YOUR TASK - Below are the records. Gather each line that holds "document".

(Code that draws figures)
__________

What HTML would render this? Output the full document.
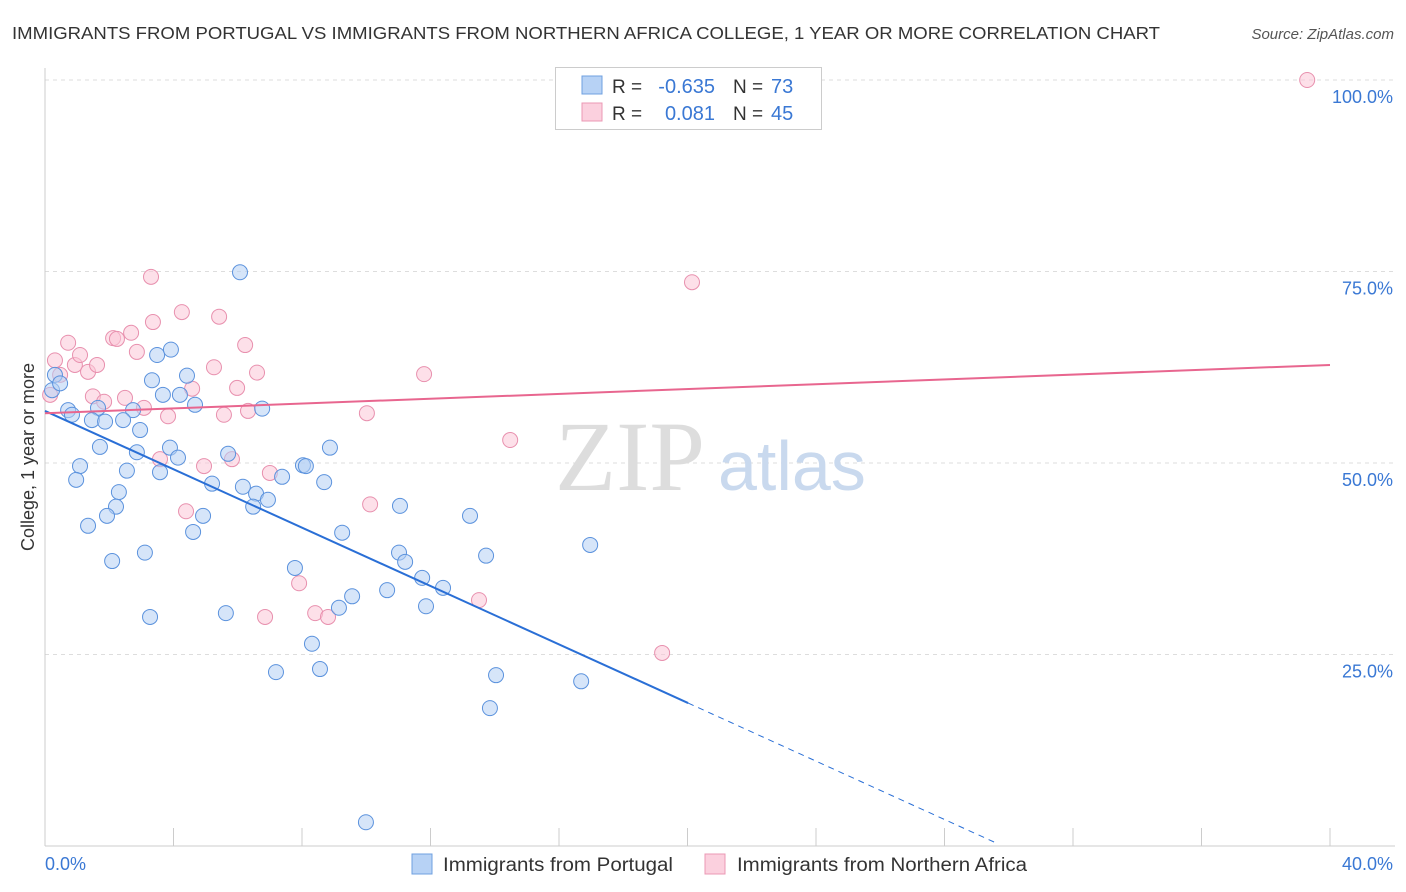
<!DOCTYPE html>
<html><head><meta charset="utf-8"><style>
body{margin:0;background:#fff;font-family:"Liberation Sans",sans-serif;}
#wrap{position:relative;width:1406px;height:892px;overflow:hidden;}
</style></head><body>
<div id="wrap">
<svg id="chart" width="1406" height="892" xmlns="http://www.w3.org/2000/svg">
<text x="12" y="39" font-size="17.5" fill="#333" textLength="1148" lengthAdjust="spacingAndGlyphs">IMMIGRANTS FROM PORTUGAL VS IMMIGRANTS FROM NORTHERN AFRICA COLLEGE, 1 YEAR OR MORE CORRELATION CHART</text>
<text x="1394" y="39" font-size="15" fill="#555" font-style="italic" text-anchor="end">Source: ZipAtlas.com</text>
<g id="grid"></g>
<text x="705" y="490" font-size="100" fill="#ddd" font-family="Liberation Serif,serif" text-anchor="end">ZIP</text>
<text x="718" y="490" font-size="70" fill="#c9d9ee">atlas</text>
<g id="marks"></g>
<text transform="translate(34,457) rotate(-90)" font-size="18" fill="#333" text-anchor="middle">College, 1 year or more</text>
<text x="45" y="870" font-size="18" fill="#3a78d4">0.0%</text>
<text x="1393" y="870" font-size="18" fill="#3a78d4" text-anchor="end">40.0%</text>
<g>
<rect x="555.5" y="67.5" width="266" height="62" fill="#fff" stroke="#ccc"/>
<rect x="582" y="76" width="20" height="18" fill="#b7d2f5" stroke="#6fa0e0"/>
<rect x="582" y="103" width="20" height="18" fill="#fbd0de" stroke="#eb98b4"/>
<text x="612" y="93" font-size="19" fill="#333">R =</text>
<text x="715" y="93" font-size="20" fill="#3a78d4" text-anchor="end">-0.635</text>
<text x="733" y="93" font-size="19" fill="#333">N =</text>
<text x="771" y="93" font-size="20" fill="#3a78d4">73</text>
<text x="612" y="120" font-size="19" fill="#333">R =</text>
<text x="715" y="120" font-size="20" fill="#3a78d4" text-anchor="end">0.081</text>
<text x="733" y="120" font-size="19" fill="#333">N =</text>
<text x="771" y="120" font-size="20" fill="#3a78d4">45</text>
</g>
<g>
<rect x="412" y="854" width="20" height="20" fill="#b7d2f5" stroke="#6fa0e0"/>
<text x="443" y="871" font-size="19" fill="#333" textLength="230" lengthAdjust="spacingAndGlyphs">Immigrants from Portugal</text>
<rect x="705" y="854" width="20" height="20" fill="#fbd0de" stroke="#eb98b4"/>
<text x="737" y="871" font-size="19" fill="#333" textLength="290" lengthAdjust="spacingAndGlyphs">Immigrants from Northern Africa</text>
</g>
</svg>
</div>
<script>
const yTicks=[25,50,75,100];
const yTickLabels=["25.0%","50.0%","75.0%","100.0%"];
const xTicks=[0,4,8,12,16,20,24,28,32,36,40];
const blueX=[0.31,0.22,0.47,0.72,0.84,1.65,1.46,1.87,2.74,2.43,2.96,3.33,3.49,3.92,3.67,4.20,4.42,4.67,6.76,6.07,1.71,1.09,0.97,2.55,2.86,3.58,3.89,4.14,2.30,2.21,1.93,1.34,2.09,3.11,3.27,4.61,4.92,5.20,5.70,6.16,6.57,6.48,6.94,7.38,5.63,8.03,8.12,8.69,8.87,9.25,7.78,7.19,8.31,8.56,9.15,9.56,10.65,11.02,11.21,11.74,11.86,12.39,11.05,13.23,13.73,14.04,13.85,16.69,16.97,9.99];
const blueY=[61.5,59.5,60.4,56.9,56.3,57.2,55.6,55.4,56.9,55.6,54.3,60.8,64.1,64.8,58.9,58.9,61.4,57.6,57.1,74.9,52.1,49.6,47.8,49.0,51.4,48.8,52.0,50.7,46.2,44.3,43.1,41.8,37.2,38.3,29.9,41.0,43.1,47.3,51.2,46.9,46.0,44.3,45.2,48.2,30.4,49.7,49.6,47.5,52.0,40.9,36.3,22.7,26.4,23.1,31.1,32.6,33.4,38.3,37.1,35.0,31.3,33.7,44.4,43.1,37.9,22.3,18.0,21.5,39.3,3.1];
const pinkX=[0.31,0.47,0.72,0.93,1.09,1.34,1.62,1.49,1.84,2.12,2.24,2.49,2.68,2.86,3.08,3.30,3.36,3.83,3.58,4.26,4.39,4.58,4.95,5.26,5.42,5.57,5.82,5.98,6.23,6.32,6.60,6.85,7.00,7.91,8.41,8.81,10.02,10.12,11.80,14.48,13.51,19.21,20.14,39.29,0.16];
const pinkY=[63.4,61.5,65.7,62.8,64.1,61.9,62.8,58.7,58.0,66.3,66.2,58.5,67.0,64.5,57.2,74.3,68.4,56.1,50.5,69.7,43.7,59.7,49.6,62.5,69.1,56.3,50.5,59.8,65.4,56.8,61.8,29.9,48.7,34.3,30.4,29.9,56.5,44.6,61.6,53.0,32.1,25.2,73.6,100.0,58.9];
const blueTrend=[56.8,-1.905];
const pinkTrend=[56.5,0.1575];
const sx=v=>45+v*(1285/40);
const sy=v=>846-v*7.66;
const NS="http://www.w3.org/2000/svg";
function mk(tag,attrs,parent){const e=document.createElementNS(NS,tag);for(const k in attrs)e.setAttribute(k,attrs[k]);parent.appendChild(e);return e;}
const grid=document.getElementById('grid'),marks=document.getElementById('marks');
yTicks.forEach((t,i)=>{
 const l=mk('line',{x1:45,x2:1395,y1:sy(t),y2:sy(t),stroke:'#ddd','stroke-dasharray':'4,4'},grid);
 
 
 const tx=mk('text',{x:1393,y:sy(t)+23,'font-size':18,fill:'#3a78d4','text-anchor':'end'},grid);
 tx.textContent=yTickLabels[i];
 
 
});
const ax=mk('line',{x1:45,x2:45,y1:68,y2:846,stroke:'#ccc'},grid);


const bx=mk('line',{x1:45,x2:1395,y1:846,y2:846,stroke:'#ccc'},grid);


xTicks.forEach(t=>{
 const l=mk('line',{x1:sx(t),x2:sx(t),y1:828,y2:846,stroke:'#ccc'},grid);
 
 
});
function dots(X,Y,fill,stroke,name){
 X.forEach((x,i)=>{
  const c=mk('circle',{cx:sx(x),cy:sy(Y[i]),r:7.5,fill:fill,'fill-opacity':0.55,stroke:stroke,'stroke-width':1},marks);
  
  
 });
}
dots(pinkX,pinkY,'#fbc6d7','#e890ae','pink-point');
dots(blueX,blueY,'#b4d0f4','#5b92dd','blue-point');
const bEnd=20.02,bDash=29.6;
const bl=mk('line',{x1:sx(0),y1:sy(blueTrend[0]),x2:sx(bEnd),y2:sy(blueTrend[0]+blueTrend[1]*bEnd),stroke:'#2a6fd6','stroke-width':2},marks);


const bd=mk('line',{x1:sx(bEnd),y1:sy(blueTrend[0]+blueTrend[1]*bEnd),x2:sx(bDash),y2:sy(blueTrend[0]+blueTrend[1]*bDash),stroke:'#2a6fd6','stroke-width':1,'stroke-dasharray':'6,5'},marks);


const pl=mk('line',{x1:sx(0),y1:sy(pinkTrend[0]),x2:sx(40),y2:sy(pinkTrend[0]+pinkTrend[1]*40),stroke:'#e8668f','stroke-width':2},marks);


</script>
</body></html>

__________

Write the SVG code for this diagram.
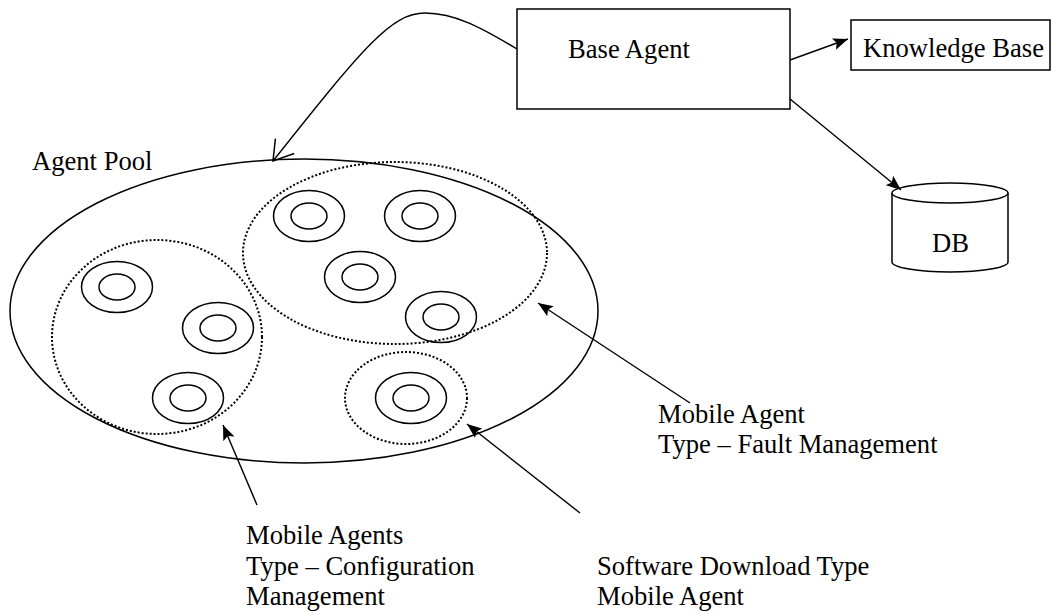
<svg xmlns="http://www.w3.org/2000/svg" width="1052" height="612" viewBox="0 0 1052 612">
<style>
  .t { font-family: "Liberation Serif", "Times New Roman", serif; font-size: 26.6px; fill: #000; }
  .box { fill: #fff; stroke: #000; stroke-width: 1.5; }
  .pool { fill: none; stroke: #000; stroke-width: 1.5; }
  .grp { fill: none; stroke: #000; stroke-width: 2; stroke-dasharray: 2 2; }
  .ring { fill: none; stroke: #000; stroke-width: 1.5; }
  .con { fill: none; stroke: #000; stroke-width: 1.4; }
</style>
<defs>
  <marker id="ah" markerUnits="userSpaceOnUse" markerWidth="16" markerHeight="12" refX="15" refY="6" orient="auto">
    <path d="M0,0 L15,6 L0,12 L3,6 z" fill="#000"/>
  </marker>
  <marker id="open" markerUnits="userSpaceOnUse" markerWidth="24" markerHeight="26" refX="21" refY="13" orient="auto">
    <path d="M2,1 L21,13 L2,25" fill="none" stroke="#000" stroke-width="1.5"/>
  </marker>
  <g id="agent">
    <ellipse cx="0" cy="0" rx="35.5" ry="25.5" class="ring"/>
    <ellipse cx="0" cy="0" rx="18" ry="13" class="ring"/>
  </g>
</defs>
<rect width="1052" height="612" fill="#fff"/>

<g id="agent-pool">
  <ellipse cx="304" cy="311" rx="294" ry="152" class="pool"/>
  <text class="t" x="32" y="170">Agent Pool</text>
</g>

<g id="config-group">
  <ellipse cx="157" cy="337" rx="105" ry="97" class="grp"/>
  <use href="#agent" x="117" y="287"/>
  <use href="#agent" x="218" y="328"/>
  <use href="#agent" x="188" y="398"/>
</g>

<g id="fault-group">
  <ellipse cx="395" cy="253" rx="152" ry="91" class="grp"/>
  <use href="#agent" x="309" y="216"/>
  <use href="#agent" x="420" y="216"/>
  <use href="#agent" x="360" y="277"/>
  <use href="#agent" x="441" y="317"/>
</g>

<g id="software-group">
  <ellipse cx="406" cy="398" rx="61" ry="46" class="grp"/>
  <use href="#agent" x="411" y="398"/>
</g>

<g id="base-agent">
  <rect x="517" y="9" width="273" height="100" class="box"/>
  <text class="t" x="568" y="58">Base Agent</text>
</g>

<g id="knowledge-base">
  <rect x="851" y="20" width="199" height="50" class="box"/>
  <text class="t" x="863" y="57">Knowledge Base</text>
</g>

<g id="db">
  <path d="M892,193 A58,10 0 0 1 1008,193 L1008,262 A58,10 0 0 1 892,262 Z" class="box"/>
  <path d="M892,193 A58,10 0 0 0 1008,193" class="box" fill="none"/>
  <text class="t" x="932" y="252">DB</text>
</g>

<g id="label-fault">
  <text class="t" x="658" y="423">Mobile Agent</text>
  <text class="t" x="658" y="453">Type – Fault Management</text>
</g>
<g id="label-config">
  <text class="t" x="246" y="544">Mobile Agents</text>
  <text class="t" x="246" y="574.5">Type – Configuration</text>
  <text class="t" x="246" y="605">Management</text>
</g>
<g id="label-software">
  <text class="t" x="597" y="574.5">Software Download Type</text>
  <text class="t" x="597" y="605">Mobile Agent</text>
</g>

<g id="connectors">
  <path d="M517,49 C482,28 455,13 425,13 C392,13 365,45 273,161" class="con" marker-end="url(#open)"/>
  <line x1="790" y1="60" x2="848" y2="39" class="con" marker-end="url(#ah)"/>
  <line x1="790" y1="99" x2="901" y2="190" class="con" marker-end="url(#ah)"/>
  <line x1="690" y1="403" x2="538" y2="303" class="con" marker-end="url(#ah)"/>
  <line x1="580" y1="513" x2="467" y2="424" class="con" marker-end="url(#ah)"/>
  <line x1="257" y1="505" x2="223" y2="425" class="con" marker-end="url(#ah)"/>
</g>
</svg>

__________

COMPLETED TASK -
What HTML would render this? Output the full document.
function mk(tag,attrs,parent){const e=document.createElementNS(NS,tag);for(const k in attrs)e.setAttribute(k,attrs[k]);parent.appendChild(e);return e;}
const grid=document.getElementById('grid'),marks=document.getElementById('marks');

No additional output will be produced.